After years of a prolonged boom in the financial services industry, things came crashing down late last year when firm after firm were either acquired or went to the government for bailouts. According to new research from ORC Guideline, 350,000 jobs could disappear from financial services in 2009, not counting the 200,000 lost in 2008.
The report, "Employee Engagement In Times of Uncertainty," goes further, stating that job losses in financial services alone account for approximately 8 percent of overall unemployment. While this has obvious implications for those laid off, it arguably affects employees who have survived the layoffs even more. The onus is on firms to keep them firing on all cylinders in relation to their jobs. ORC Guideline's research finds many organizations aren't doing a good job in that aim thus for, as it found 21 percent of workers are engaged in their work, and 38 percent are "partially to fully disengaged" (specific percentages were not broken down for the financial services sector).
"The entire financial services industry was completely unprepared for this sudden change in the way it does business," explains Tricia Juhn, project director at ORC Guideline. "The segment had been expanding exponentially since the 1980s, and hasn't seen this kind of employee downturn in all that time."
The problem created by disengaged employees is that it affects how they perform their tasks. This goes from the customer-facing agents dealing with consumers to the fund managers and traders. "For fund managers, lack of employee engagement may not necessarily mean losing a customer, but rather $4 million in five minutes," says Aaron Horenstein, research analyst at ORC Guideline. "To have those employees disengaged or not fully engaged would have a tremendous impact on the industry."
The problem is that in the past, financial services firms kept workers happy by either promoting them or giving out lucrative bonuses. These bonuses, which have drawn much ire from the common populace as well as federal government, which is currently funding many large firms via TARP money, are not as abundant now. In the absence of these lucrative bonuses, Horenstein says the onus is on these firms to get back to basics and get creative with how they can get employees back fully on board without stuffing their pockets.

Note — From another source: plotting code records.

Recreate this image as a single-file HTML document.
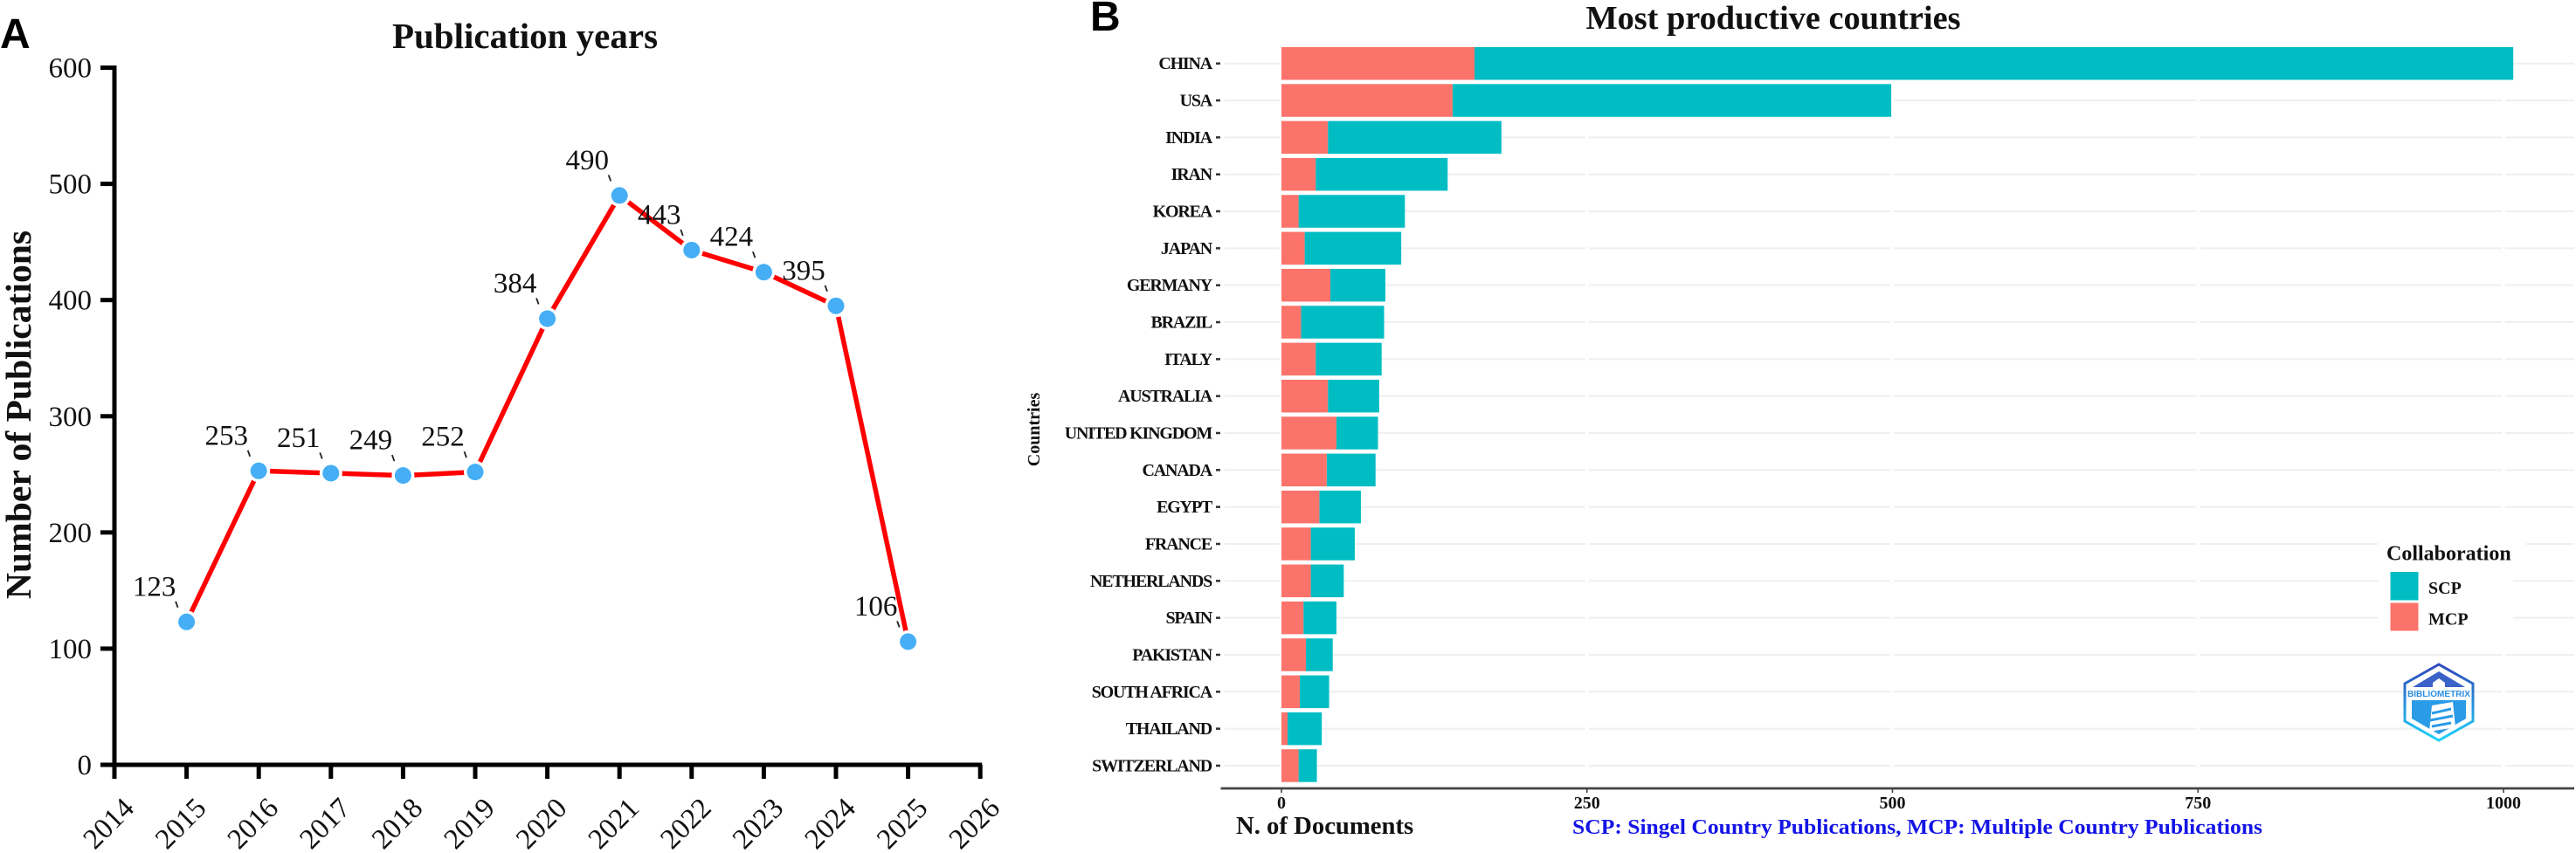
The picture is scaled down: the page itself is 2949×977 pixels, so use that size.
<!DOCTYPE html>
<html lang="en">
<head>
<meta charset="utf-8">
<title>Publication years and most productive countries</title>
<style>
  html, body { margin: 0; padding: 0; background: #ffffff; }
  svg { display: block; }
  text { font-family: "Liberation Serif", serif; fill: #111; }
  .sans { font-family: "Liberation Sans", sans-serif; font-weight: bold; fill: #000; }
</style>
</head>
<body>
<svg id="figure" xmlns="http://www.w3.org/2000/svg" width="2949" height="977" viewBox="0 0 2949 977">
  <defs>
    <linearGradient id="logoGrad" x1="0" y1="0" x2="0" y2="1">
      <stop offset="0" stop-color="#3048BC"/>
      <stop offset="1" stop-color="#1FD2F7"/>
    </linearGradient>
  </defs>
  <rect x="0" y="0" width="2949" height="977" fill="#ffffff"/>

  <text class="sans" x="0" y="55" font-size="48">A</text>
  <text class="sans" x="1248" y="35" font-size="48">B</text>

  <g id="panelA">
    <text x="601" y="55" text-anchor="middle" font-size="41" font-weight="bold">Publication years</text>
    <text transform="translate(35,475) rotate(-90)" text-anchor="middle" font-size="41.6" font-weight="bold">Number of Publications</text>
  </g>

  <g id="panelB">
    <text x="2030" y="33" text-anchor="middle" font-size="38.3" font-weight="bold">Most productive countries</text>
    <text transform="translate(1190,492) rotate(-90)" text-anchor="middle" font-size="20" font-weight="bold">Countries</text>
    <text x="1415" y="955" font-size="28.7" font-weight="bold">N. of Documents</text>
    <text x="1800" y="955" font-size="24" font-weight="bold" style="fill:#1414E6" textLength="790" lengthAdjust="spacingAndGlyphs">SCP: Singel Country Publications, MCP: Multiple Country Publications</text>
  </g>

  <g id="legend">
    <rect x="2722" y="612" width="170" height="40" fill="#ffffff"/>
    <rect x="2723" y="652" width="154" height="76" fill="#ffffff"/>
    <text x="2732" y="641.5" font-size="24" font-weight="bold">Collaboration</text>
    <rect x="2736.5" y="655" width="32" height="32.5" fill="#00BDC4"/>
    <text x="2780" y="680" font-size="20" font-weight="bold">SCP</text>
    <rect x="2736.5" y="690.5" width="32" height="32" fill="#FB736B"/>
    <text x="2780" y="715.5" font-size="20" font-weight="bold">MCP</text>
  </g>

  <g id="logo">
    <polygon points="2792,761 2831,783 2831,826 2792,848 2753,826 2753,783" fill="#ffffff" stroke="url(#logoGrad)" stroke-width="3"/>
    <polygon points="2792,769 2822,787 2762,787" fill="#3A62C8"/>
    <rect x="2757" y="787" width="70" height="12" fill="#ffffff"/>
    <polygon points="2761,802 2823,802 2823,823 2792,841 2761,823" fill="#2A9BE6"/>
    <polygon points="2785,782 2792,777 2799,782 2799,799 2785,799" fill="#ffffff"/>
    <polygon points="2784,808 2808,804 2811,833 2781,838" fill="#ffffff"/>
    <path d="M2784,817 L2806,812 M2782,825 L2808,820 M2784,832 L2806,828" stroke="#2A9BE6" stroke-width="3" fill="none"/>
    <text x="2792" y="798" text-anchor="middle" font-size="10" font-weight="bold" style="fill:#2C8FE0;font-family:'Liberation Sans',sans-serif" textLength="72" lengthAdjust="spacingAndGlyphs">BIBLIOMETRIX</text>
  </g>
</svg>

<script>
/* Panel A data */
const years = [2015, 2016, 2017, 2018, 2019, 2020, 2021, 2022, 2023, 2024, 2025];
const publications = [123, 253, 251, 249, 252, 384, 490, 443, 424, 395, 106];
const yearTicks = [2014, 2015, 2016, 2017, 2018, 2019, 2020, 2021, 2022, 2023, 2024, 2025, 2026];
const countTicks = [0, 100, 200, 300, 400, 500, 600];

/* Panel B data */
const countries = ["CHINA", "USA", "INDIA", "IRAN", "KOREA", "JAPAN", "GERMANY", "BRAZIL", "ITALY", "AUSTRALIA", "UNITED KINGDOM", "CANADA", "EGYPT", "FRANCE", "NETHERLANDS", "SPAIN", "PAKISTAN", "SOUTH AFRICA", "THAILAND", "SWITZERLAND"];
const mcpValues = [158, 140, 38, 28, 14, 19, 40, 16, 28, 38, 45, 37, 31, 24, 24, 18, 20, 15, 5, 14];
const scpValues = [850, 359, 142, 108, 87, 79, 45, 68, 54, 42, 34, 40, 34, 36, 27, 27, 22, 24, 28, 15];
const documentTicks = [0, 250, 500, 750, 1000];

const NS = "http://www.w3.org/2000/svg";
function make(parent, tag, attrs, content) {
  const el = document.createElementNS(NS, tag);
  for (const key in attrs) el.setAttribute(key, attrs[key]);
  if (content !== undefined) el.textContent = content;
  parent.appendChild(el);
  return el;
}

/* Panel A scales */
const xYear = function (year) { return 131 + (year - 2014) * 82.6; };
const yCount = function (count) { return 876 - count * 1.3308; };

const panelA = document.getElementById("panelA");

const linePoints = years.map(function (year, i) { return xYear(year) + "," + yCount(publications[i]); }).join(" ");
const trend = make(panelA, "polyline", { points: linePoints, fill: "none", stroke: "#FF0000", "stroke-width": 5.5, "stroke-linejoin": "round" });



const yAxisLine = make(panelA, "line", { x1: 131, x2: 131, y1: yCount(600) - 2.5, y2: 892, stroke: "#000", "stroke-width": 5 });



const xAxisLine = make(panelA, "line", { x1: 115, x2: xYear(2026) + 2, y1: yCount(0), y2: yCount(0), stroke: "#000", "stroke-width": 5 });



countTicks.forEach(function (tick) {
  const mark = make(panelA, "line", { x1: 115, x2: 131, y1: yCount(tick), y2: yCount(tick), stroke: "#000", "stroke-width": 5 });
  
  
  const label = make(panelA, "text", { x: 105, y: yCount(tick) + 11, "text-anchor": "end", "font-size": 33 }, String(tick));
  
  
});

yearTicks.forEach(function (tick) {
  const mark = make(panelA, "line", { x1: xYear(tick), x2: xYear(tick), y1: yCount(0), y2: 892, stroke: "#000", "stroke-width": 5 });
  
  
  const label = make(panelA, "text", { transform: "translate(" + (xYear(tick) - 7) + ",943) rotate(-45)", y: 11, "text-anchor": "middle", "font-size": 33 }, String(tick));
  
  
});

years.forEach(function (year, i) {
  const px = xYear(year);
  const py = yCount(publications[i]);
  const halo = make(panelA, "circle", { cx: px, cy: py, r: 13, fill: "#ffffff" });
  
  
  const dot = make(panelA, "circle", { cx: px, cy: py, r: 9.5, fill: "#45AEF5" });
  
  
  const leader = make(panelA, "line", { x1: px - 12.5, y1: py - 23.5, x2: px - 10, y2: py - 16.5, stroke: "#222", "stroke-width": 1.8 });
  
  
  const value = make(panelA, "text", { x: px - 37, y: py - 30, "text-anchor": "middle", "font-size": 33 }, String(publications[i]));
  
  
});

/* Panel B scales */
const xDocs = function (docs) { return 1467 + docs * 1.399; };
const yRow = function (index) { return 72.7 + index * 42.33; };
const barHeight = 37.5;

const panelB = document.getElementById("panelB");

countries.forEach(function (country, i) {
  const grid = make(panelB, "line", { x1: 1402, x2: 2947, y1: yRow(i), y2: yRow(i), stroke: "#EFEFEF", "stroke-width": 2 });
  
  
});

documentTicks.forEach(function (tick) {
  const gap = make(panelB, "line", { x1: xDocs(tick), x2: xDocs(tick), y1: 50, y2: 900, stroke: "#ffffff", "stroke-width": 4 });
  
  
});

countries.forEach(function (country, i) {
  const top = yRow(i) - barHeight / 2;
  const scpBar = make(panelB, "rect", { x: xDocs(mcpValues[i]), y: top, width: scpValues[i] * 1.399, height: barHeight, fill: "#00BDC4" });
  
  
  const mcpBar = make(panelB, "rect", { x: xDocs(0), y: top, width: mcpValues[i] * 1.399, height: barHeight, fill: "#FB736B" });
  
  
  const label = make(panelB, "text", { x: 1387, y: yRow(i) + 6.5, "text-anchor": "end", "font-size": 20, "font-weight": "bold", "letter-spacing": -1.2 }, country);
  
  
  const dash = make(panelB, "line", { x1: 1392, x2: 1397, y1: yRow(i), y2: yRow(i), stroke: "#333", "stroke-width": 2.5 });
  
  
});

const docAxis = make(panelB, "line", { x1: 1397.5, x2: 2947, y1: 903, y2: 903, stroke: "#444", "stroke-width": 2.8 });



documentTicks.forEach(function (tick) {
  const mark = make(panelB, "line", { x1: xDocs(tick), x2: xDocs(tick), y1: 903, y2: 908, stroke: "#444", "stroke-width": 1.6 });
  
  
  const label = make(panelB, "text", { x: xDocs(tick), y: 926, "text-anchor": "middle", "font-size": 20, "font-weight": "bold" }, String(tick));
  
  
});

/* keep legend and logo above gridlines */
const figure = document.getElementById("figure");
figure.appendChild(document.getElementById("legend"));
figure.appendChild(document.getElementById("logo"));
</script>
</body>
</html>
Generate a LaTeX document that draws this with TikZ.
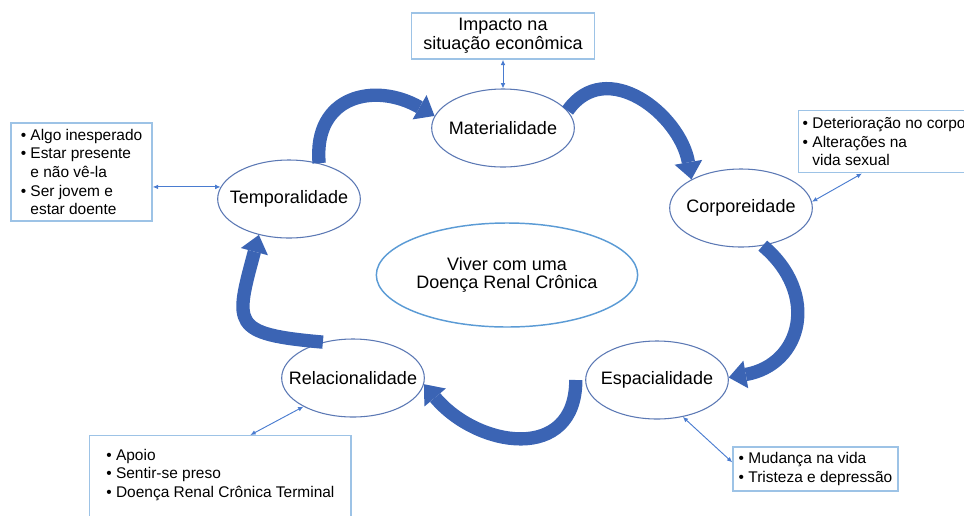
\documentclass[tikz,border=0pt]{standalone}
\usepackage{fontspec}
\setmainfont{Liberation Sans}
\usepackage{xcolor}
\usetikzlibrary{shapes.geometric,arrows.meta,positioning}

\definecolor{ellblue}{HTML}{5B78B4}
\definecolor{mainblue}{HTML}{5B9BD5}
\definecolor{boxblue}{HTML}{9DC3E6}
\definecolor{arrowblue}{HTML}{3B64B4}
\definecolor{linkblue}{HTML}{4A7CD0}

\newcommand{\inell}[1]{\makebox[0pt]{#1}}
\newcommand{\ind}{\hphantom{• }}

\begin{document}
\begin{tikzpicture}[x=0.75pt, y=-0.75pt,
                elnode/.style={ellipse, draw=ellblue, line width=0.8pt, fill=white, minimum width=107pt, minimum height=58.5pt, inner sep=0pt, font=\fontsize{13.5}{14}\selectfont},
                mainnode/.style={ellipse, draw=mainblue, line width=1.1pt, minimum width=196pt, minimum height=78pt, inner sep=0pt, align=center, font=\fontsize{13.5}{13}\selectfont},
                infobox/.style={draw=boxblue, line width=1.1pt, fill=white, align=left, font=\fontsize{11.6}{14}\selectfont},
                bigarrow/.style={draw=arrowblue, line width=10pt, -{Triangle[length=13pt,width=21pt,line width=0pt]}},
                linkarrow/.style={draw=linkblue, line width=0.7pt, {Latex[length=4pt,width=3.5pt]}-{Latex[length=4pt,width=3.5pt]}},
            ]
            \path[use as bounding box, clip] (0,0) rectangle (964,515);

            %Nodes
            \node[mainnode]  (main)  at (507,275) {Viver com uma\\Doença Renal Crônica};
            \node[elnode]    (mat)   at (503,128) {\inell{Materialidade}};
            \node[elnode]    (corp)  at (741,208) {\inell{Corporeidade}};
            \node[elnode]    (espac) at (657,380) {\inell{Espacialidade}};
            \node[elnode]    (rel)   at (353,378) {\inell{Relacionalidade}};
            \node[elnode]    (temp)  at (289,199) {\inell{Temporalidade}};

            \node[infobox, align=center, minimum width=137pt, minimum height=34.5pt, font=\fontsize{13.5}{14}\selectfont] (impbox) at (503,36) {Impacto na\\situação econômica};
            \node[infobox, minimum width=105.75pt, minimum height=73.5pt] (tempbox) at (81.5,172) {• Algo inesperado\\• Estar presente\\\ind e não vê-la\\• Ser jovem e\\\ind estar doente};
            \node[infobox, anchor=north west, inner xsep=3pt, minimum height=46.5pt] (corpbox) at (798,110) {• Deterioração no corpo\\• Alterações na\\\ind vida sexual};
            \node[infobox, minimum width=123.75pt, minimum height=33pt] (espbox) at (815.5,469) {• Mudança na vida\\• Tristeza e depressão};
            \node[infobox, anchor=north west, minimum width=196pt, inner ysep=10pt, text depth=60pt] (relbox) at (89,435) {• Apoio\\• Sentir-se preso\\• Doença Renal Crônica Terminal};

            %Cycle
            \draw[bigarrow] (temp.50) to[out=95, in=150, looseness=1.4] (mat.170);
            \draw[bigarrow] (mat.15) to[out=55, in=100, looseness=1.2] (corp.150);
            \draw[bigarrow] (corp.-60) to[out=-40, in=10, looseness=1.4] (espac.2);
            \draw[bigarrow] ([xshift=-7pt]espac.west) to[out=-90, in=-50, looseness=1.4] (rel.-5);
            \draw[bigarrow] (rel.130) to[out=175, in=-105, looseness=1.9] (temp.-130);

            %Links
            \draw[linkarrow] (impbox.south) -- (mat.north);
            \draw[linkarrow] (tempbox.east |- temp.170) -- (temp.170);
            \draw[linkarrow] ([xshift=48pt]corpbox.south west) -- (corp.5);
            \draw[linkarrow] ([yshift=5pt]espbox.west) -- (espac.-55);
            \draw[linkarrow] ([xshift=121pt]relbox.north west) -- (rel.-150);
        \end{tikzpicture}
\end{document}
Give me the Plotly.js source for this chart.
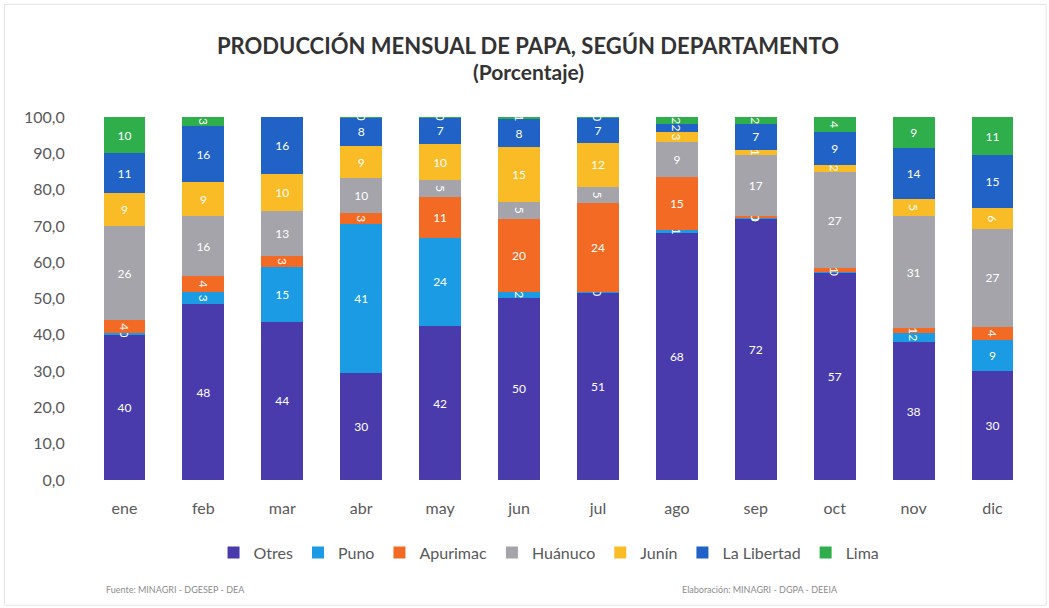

The first step, according to Juhn and Horenstein, is determining what does drive engagement in financial services. They highlighted three key drivers:
- senior leadership that creates stability, transparency, direction, and focus;
- good relationships with immediate supervisors, as 84 percent of financial services employees reported a positive relationship with immediate supervisors; and
- a firm that demonstrates pro-employee decisions, via career advancement, improving skill sets, and acquiring new knowledge.
According to Lisa Wojtkowiak, client relationship manager in the employee engagement practice for Opinion Research Corp., the foundation for all three of these drivers is communication. "This is going to be a huge issue, and we're going to see major competition going on between [financial services] organizations trying to get good people back," she says. "It's more than just employee engagement at that point, it's about managing the internal and external brand of the employer. It's a huge hurdle."
Wojtkowiak stresses that before a company can move forward on recruiting, it must make sure that the employees still with the organization are engaged. "These are the ones that have the intelligence, talent, experience, and have weathered the storm with them," she says.
In this aim, the report suggests companies looking to invest in employee engagement strategies look into employee satisfaction surveys and creative compensation programs. The report highlights an example of a latter, noting a professional services firm's offer to junior associates for a one-year leave at a "reduced but still substantial salary." This allowed the firm to keep good talent at a lower cost, and avoided an idle workforce. "Engagement strategies don't have to be expensive, but you must tap into the right resources to make it successful," Wojtkowiak says.